Short-term price extremes
The 361 Managed Futures Strategy Fund – Investor Class (AMFQX) is invested majorly in Apple (AAPL), Goldman Sachs (GS), HSBC Holdings (HSBC), and Bank of America (BAC) among others through their floating-rate notes. The fund primarily uses the “managed futures” strategy by taking long and short positions in the major US equity indexes (VFINX). This strategy is different from the long-short hedge fund strategy as it significantly uses futures contracts for taking exposure in various assets.
The fund investment decisions are made by systematic trading models that aim to capture the short-term price extremes that occur due to panic in the equity trading markets.
The AMFQX fund’s investment model is primarily a counter-trend model as it looks to sell short-term overbought levels and buy short-term oversold levels as you can see in the figure above. It’s different from traditional trend models as they take long and short positions during long-term overbought and oversold levels, respectively. According to the fund house’s website, “this trading behavior allows counter-trend model to thrive in volatile markets, regardless of direction, and to react quickly to market turning points.”

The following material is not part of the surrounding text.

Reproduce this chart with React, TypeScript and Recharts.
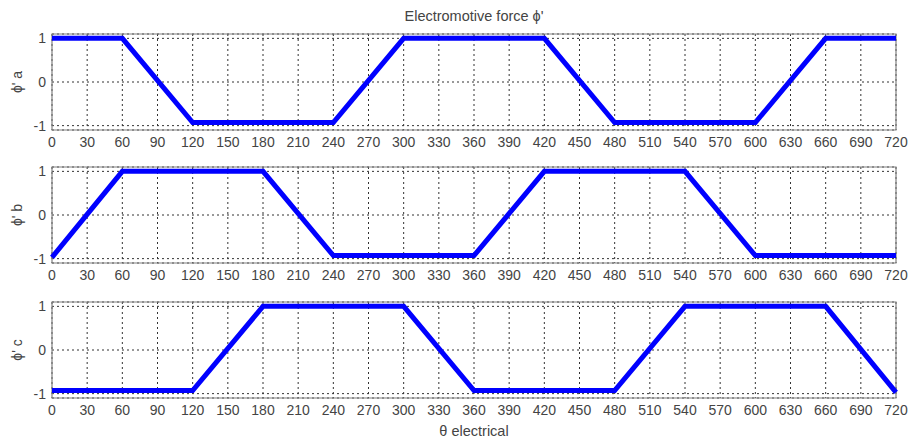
import React from "react";
import { LineChart, Line, XAxis, YAxis, CartesianGrid, ReferenceArea } from "recharts";

const xTicks = [0, 30, 60, 90, 120, 150, 180, 210, 240, 270, 300, 330, 360, 390, 420, 450, 480, 510, 540, 570, 600, 630, 660, 690, 720];
const yTicks = [-1, 0, 1];

const thetaA = [0, 60, 120, 240, 300, 420, 480, 600, 660, 720];
const phiA = [1, 1, -0.93, -0.93, 1, 1, -0.93, -0.93, 1, 1];

const thetaB = [0, 60, 180, 240, 360, 420, 540, 600, 720];
const phiB = [-0.97, 1, 1, -0.93, -0.93, 1, 1, -0.93, -0.93];

const thetaC = [0, 120, 180, 300, 360, 480, 540, 660, 720];
const phiC = [-0.93, -0.93, 1, 1, -0.93, -0.93, 1, 1, -0.97];

const titleText = "Electromotive force \u03d5'";
const xLabel = "\u03b8 electrical";
const panelLabels = ["\u03d5' a", "\u03d5' b", "\u03d5' c"];

const FONT = "'Liberation Sans', Arial, sans-serif";
const TEXT = "#444";

const panels = [
  { theta: thetaA, phi: phiA, top: 34, label: panelLabels[0] },
  { theta: thetaB, phi: phiB, top: 167, label: panelLabels[1] },
  { theta: thetaC, phi: phiC, top: 302, label: panelLabels[2] },
];

function Panel({ theta, phi, top, label }: { theta: number[]; phi: number[]; top: number; label: string }) {
  const data = theta.map((t, i) => ({ t, v: phi[i] }));
  const mTop = 5;
  return (
    <div style={{ position: "absolute", left: 0, top: top - mTop }}>
      <LineChart width={910} height={126} data={data} margin={{ top: mTop, right: 14, left: 0, bottom: 0 }}>
        <CartesianGrid stroke="#333" strokeDasharray="2 3" strokeWidth={1} />
        <XAxis
          dataKey="t"
          type="number"
          domain={[0, 720]}
          ticks={xTicks}
          interval={0}
          axisLine={false}
          tickLine={false}
          tickSize={0}
          tickMargin={7}
          height={25}
          tick={{ fill: TEXT, fontSize: 14, fontFamily: FONT }}
        />
        <YAxis
          type="number"
          domain={[-1.1, 1.1]}
          ticks={yTicks}
          interval={0}
          axisLine={false}
          tickLine={false}
          tickSize={0}
          tickMargin={6}
          width={52}
          tick={{ fill: TEXT, fontSize: 14, fontFamily: FONT }}
        />
        <ReferenceArea x1={0} x2={720} y1={-1.1} y2={1.1} fill="none" stroke="#808080" strokeWidth={1.2} />
        <Line type="linear" dataKey="v" stroke="#0000ff" strokeWidth={5} dot={false} isAnimationActive={false} />
      </LineChart>
      <div
        style={{
          position: "absolute",
          left: 17,
          top: mTop + 48,
          transform: "translate(-50%, -50%) rotate(-90deg)",
          fontFamily: FONT,
          fontSize: 14,
          color: TEXT,
          whiteSpace: "nowrap",
        }}
      >
        {label}
      </div>
    </div>
  );
}

export default function App() {
  return (
    <div style={{ position: "fixed", left: 0, top: 0, width: 910, height: 438, background: "#fff", overflow: "hidden" }}>
      <div
        style={{
          position: "absolute",
          left: 474,
          top: 16,
          transform: "translate(-50%, -50%)",
          fontFamily: FONT,
          fontSize: 14.5,
          color: TEXT,
          whiteSpace: "nowrap",
        }}
      >
        {titleText}
      </div>
      {panels.map((p, i) => (
        <Panel key={i} theta={p.theta} phi={p.phi} top={p.top} label={p.label} />
      ))}
      <div
        style={{
          position: "absolute",
          left: 474,
          top: 431,
          transform: "translate(-50%, -50%)",
          fontFamily: FONT,
          fontSize: 14.5,
          color: TEXT,
          whiteSpace: "nowrap",
        }}
      >
        {xLabel}
      </div>
    </div>
  );
}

Clifford Stanton, the chief investment officer of AMFQX, states, “Counter-trend strategies, are founded on the theory that markets are inefficient in the short run due to disparate views on security prices and market direction, which creates noise.” The fund’s investment model includes indicators that utilize short-term trends, as well as price and volume inputs among others to construct proprietary quantitative algorithms. In turn, those algorithms generate buy or sell signals for the fund’s advisors.